いよいよ行き詰まる金融資本主義と米欧ロの真意
もっともこの様に劇的な展開を見せる中、ロシアが「防戦」一方であると考えるべきではない。確かに表向きは上述のとおり、そうした装いが続くはずだが、米欧のみならず、ロシアにとっても「ウクライナ内戦の激化」は軍需を高め、軍事関連産業を潤わせることは間違いないのである。つまり、金融メルトダウンがいよいよ究極の段階を迎えつつある中、”餌食”にされたウクライナを尻目に米欧、そしてそれと密やかに連携しているロシアはシリアに続き、この「内戦」を用いた景気復興策を何とか行おうと躍起になっているというべきなのである。
「異次元緩和」を柱とするアベノミクスによって強烈なインフレ誘導を行うわが国とは異なり、日に日に「デフレ縮小化」へと進む中、何とかそこから脱却しようともがき始めた米欧、そしてロシア。その「最後のあがき」が果たしていかなる影響を私たち日本人に及ぼすことになるのかを、引き続き注目していく必要がある。
(引用終わり)
オリンピックが終わった直後のプーチンも動きは迅速だった。以下。NHK 3月3日 23時44分
「ロシア軍 クリミア半島を事実上掌握」
ウクライナ情勢を巡って、南部のクリミア半島を現地に駐留するロシア軍がロシア寄りの地元政府と共に事実上、掌握する事態となり、欧米側はロシアに対する非難を強め、ロシアとの対立が深まっています。ウクライナ情勢を巡って、ロシア系住民が多い南部のクリミア自治共和国ではロシア軍の部隊が駐留地の外での活動を活発化させ、ウクライナ軍の施設を包囲しているほか、ロシア寄りの地元政府と共に行政府や空港などの主要施設を管理下に置き、現地を事実上、掌握する事態となっています。

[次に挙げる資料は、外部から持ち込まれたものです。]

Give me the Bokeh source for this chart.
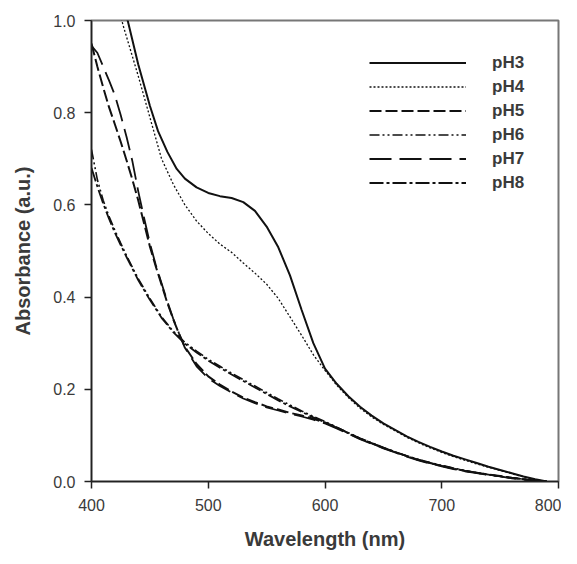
from bokeh.plotting import figure
from bokeh.models import Range1d, FixedTicker, PrintfTickFormatter, Legend, LegendItem
from bokeh.embed import file_html
from bokeh.resources import INLINE

# ---- data ----
wl_ph3 = [425, 431, 440, 450, 457, 465, 473, 480, 490, 500, 510, 520, 530, 540, 550, 560,
          570, 580, 590, 600, 610, 620, 630, 640, 650, 660, 670, 680, 690, 700, 710, 720,
          730, 740, 750, 760, 770, 780, 790]
abs_ph3 = [1.07, 1.00, 0.905, 0.815, 0.76, 0.715, 0.678, 0.657, 0.638, 0.626, 0.619, 0.615,
           0.606, 0.587, 0.553, 0.508, 0.447, 0.372, 0.300, 0.245, 0.212, 0.185, 0.162, 0.143,
           0.126, 0.112, 0.098, 0.086, 0.075, 0.065, 0.056, 0.048, 0.040, 0.032, 0.025, 0.018,
           0.011, 0.005, 0.0]

wl_ph4 = [423, 427, 440, 450, 460, 470, 480, 490, 500, 510, 520, 530, 540, 550, 560, 570,
          580, 590, 600, 610, 620, 630, 640, 650, 660, 670, 680, 690, 700, 710, 720, 730,
          740, 750, 760, 770, 780, 790]
abs_ph4 = [1.03, 0.99, 0.88, 0.79, 0.70, 0.645, 0.60, 0.565, 0.538, 0.515, 0.497, 0.474,
           0.452, 0.428, 0.397, 0.357, 0.317, 0.275, 0.241, 0.209, 0.182, 0.159, 0.140, 0.124,
           0.110, 0.096, 0.084, 0.073, 0.063, 0.054, 0.046, 0.038, 0.031, 0.024, 0.017, 0.010,
           0.004, 0.0]

wl_steep = [400, 405, 410, 415, 420, 425, 430, 435, 440, 445, 450, 455, 460, 465, 470, 475,
            480, 490, 500, 510, 520, 530, 540, 550, 560, 570, 580, 590, 600, 610, 620, 630,
            640, 650, 660, 670, 680, 690, 700, 710, 720, 730, 740, 750, 760, 770, 780, 790]
abs_ph5 = [0.95, 0.90, 0.855, 0.812, 0.775, 0.737, 0.697, 0.655, 0.61, 0.56, 0.51, 0.467,
           0.427, 0.387, 0.352, 0.32, 0.292, 0.255, 0.228, 0.21, 0.195, 0.182, 0.172, 0.163,
           0.156, 0.149, 0.143, 0.136, 0.128, 0.117, 0.105, 0.093, 0.083, 0.073, 0.064, 0.055,
           0.047, 0.040, 0.034, 0.028, 0.023, 0.019, 0.015, 0.012, 0.008, 0.005, 0.002, 0.0]
abs_ph7 = [0.945, 0.93, 0.90, 0.87, 0.838, 0.795, 0.748, 0.695, 0.63, 0.572, 0.517, 0.47,
           0.43, 0.39, 0.353, 0.321, 0.29, 0.25, 0.224, 0.207, 0.193, 0.180, 0.170, 0.161,
           0.154, 0.147, 0.141, 0.134, 0.126, 0.115, 0.104, 0.092, 0.082, 0.072, 0.063, 0.054,
           0.046, 0.039, 0.033, 0.027, 0.022, 0.018, 0.014, 0.011, 0.007, 0.004, 0.001, 0.0]

wl_low = [400, 405, 410, 415, 420, 425, 430, 440, 450, 460, 470, 480, 490, 500, 510, 520,
          530, 540, 550, 560, 570, 580, 590, 600, 610, 620, 630, 640, 650, 660, 670, 680,
          690, 700, 710, 720, 730, 740, 750, 760, 770, 780, 790]
abs_ph6 = [0.72, 0.655, 0.61, 0.575, 0.545, 0.517, 0.49, 0.44, 0.397, 0.357, 0.326, 0.302,
           0.283, 0.265, 0.25, 0.235, 0.221, 0.207, 0.193, 0.179, 0.166, 0.153, 0.141, 0.130,
           0.118, 0.106, 0.094, 0.084, 0.074, 0.064, 0.056, 0.048, 0.041, 0.035, 0.029, 0.024,
           0.019, 0.015, 0.011, 0.008, 0.005, 0.002, 0.0]
abs_ph8 = [0.68, 0.64, 0.603, 0.57, 0.54, 0.513, 0.487, 0.437, 0.394, 0.355, 0.324, 0.299,
           0.28, 0.262, 0.247, 0.232, 0.218, 0.204, 0.19, 0.176, 0.163, 0.151, 0.139, 0.128,
           0.117, 0.105, 0.093, 0.083, 0.073, 0.064, 0.055, 0.047, 0.040, 0.034, 0.028, 0.023,
           0.019, 0.015, 0.011, 0.008, 0.005, 0.002, 0.0]

x_ticks = [400, 500, 600, 700, 800]
y_ticks = [0.0, 0.2, 0.4, 0.6, 0.8, 1.0]
labels = ["pH3", "pH4", "pH5", "pH6", "pH7", "pH8"]

# ---- figure ----
p = figure(width=561, height=556, output_backend="svg", toolbar_location=None,
           x_range=Range1d(400, 800), y_range=Range1d(0, 1.0),
           min_border_left=91, min_border_right=3, min_border_top=20, min_border_bottom=75)
p.background_fill_color = "white"
p.border_fill_color = "white"
p.outline_line_color = "#777777"
p.outline_line_width = 2
p.xgrid.visible = False
p.ygrid.visible = False

FONT = "Liberation Sans"
TXT = "#3a3a3a"
for ax in (p.xaxis[0], p.yaxis[0]):
    ax.axis_line_color = "#222222"
    ax.axis_line_width = 1.5
    ax.major_tick_line_color = "#222222"
    ax.major_tick_line_width = 1.5
    ax.major_tick_out = 7
    ax.major_tick_in = 0
    ax.minor_tick_line_color = None
    ax.major_label_text_font = FONT
    ax.major_label_text_font_size = "16px"
    ax.major_label_text_color = TXT
    ax.axis_label_text_font = FONT
    ax.axis_label_text_font_size = "20px"
    ax.axis_label_text_font_style = "bold"
    ax.axis_label_text_color = TXT

p.xaxis[0].ticker = FixedTicker(ticks=x_ticks)
p.yaxis[0].ticker = FixedTicker(ticks=y_ticks)
p.yaxis[0].formatter = PrintfTickFormatter(format="%.1f")
p.xaxis[0].axis_label = "Wavelength (nm)"
p.yaxis[0].axis_label = "Absorbance (a.u.)"
p.xaxis[0].major_label_standoff = 10
p.yaxis[0].major_label_standoff = 9
p.xaxis[0].axis_label_standoff = 14
p.yaxis[0].axis_label_standoff = 16

C = "#111111"
r3 = p.line(wl_ph3, abs_ph3, line_color=C, line_width=2)
r4 = p.line(wl_ph4, abs_ph4, line_color=C, line_width=1.3, line_dash="2 2")
r5 = p.line(wl_steep, abs_ph5, line_color=C, line_width=2, line_dash="12 4")
r6 = p.line(wl_low, abs_ph6, line_color=C, line_width=1.6, line_dash="10 3 2 3 2 3")
r7 = p.line(wl_steep, abs_ph7, line_color=C, line_width=1.8, line_dash="22 8")
r8 = p.line(wl_low, abs_ph8, line_color=C, line_width=1.8, line_dash="14 3 3 3")

legend = Legend(items=[LegendItem(label=l, renderers=[r]) for l, r in
                       zip(labels, [r3, r4, r5, r6, r7, r8])],
                location=(278, 288), padding=0, margin=0, spacing=3,
                glyph_width=97, glyph_height=21, label_height=21, label_standoff=26,
                label_text_font=FONT, label_text_font_size="17px",
                label_text_font_style="bold", label_text_color=TXT,
                border_line_color=None, background_fill_alpha=0)
p.add_layout(legend, "center")

open("out.html", "w").write(file_html(p, INLINE))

2日にはウクライナ海軍の司令官がロシア海軍の黒海艦隊が基地を置く、セバストポリでロシア側につくと発表したほか、ロシア寄りの地元政府はロシア側に忠誠を誓ったウクライナ軍の軍人が5000人に達したとして、ウクライナ軍に離反の動きが相次いでいるとしています。
また、暫定政権の警備当局者は3日、クリミア半島東部のケルチ海峡を挟んだロシア側で、ロシア軍の装甲車がフェリー港の近くに集まっていることを明らかにし、情勢はさらに緊迫しています。
こうしたなか、欧米や日本などG7=先進7か国の首脳らは2日声明を発表し、「ロシアはウクライナの主権や領土の保全を明確に侵害している」と非難し、ロシアのソチで予定されているG8サミットの準備会合への参加を中止すると発表しました。
一方、プーチン大統領は2日、ドイツのメルケル首相との電話会談で「ロシアがとっている対応はまったく適切なものだ」と述べて正当性を主張し、欧米側とロシアの対立が深まっています。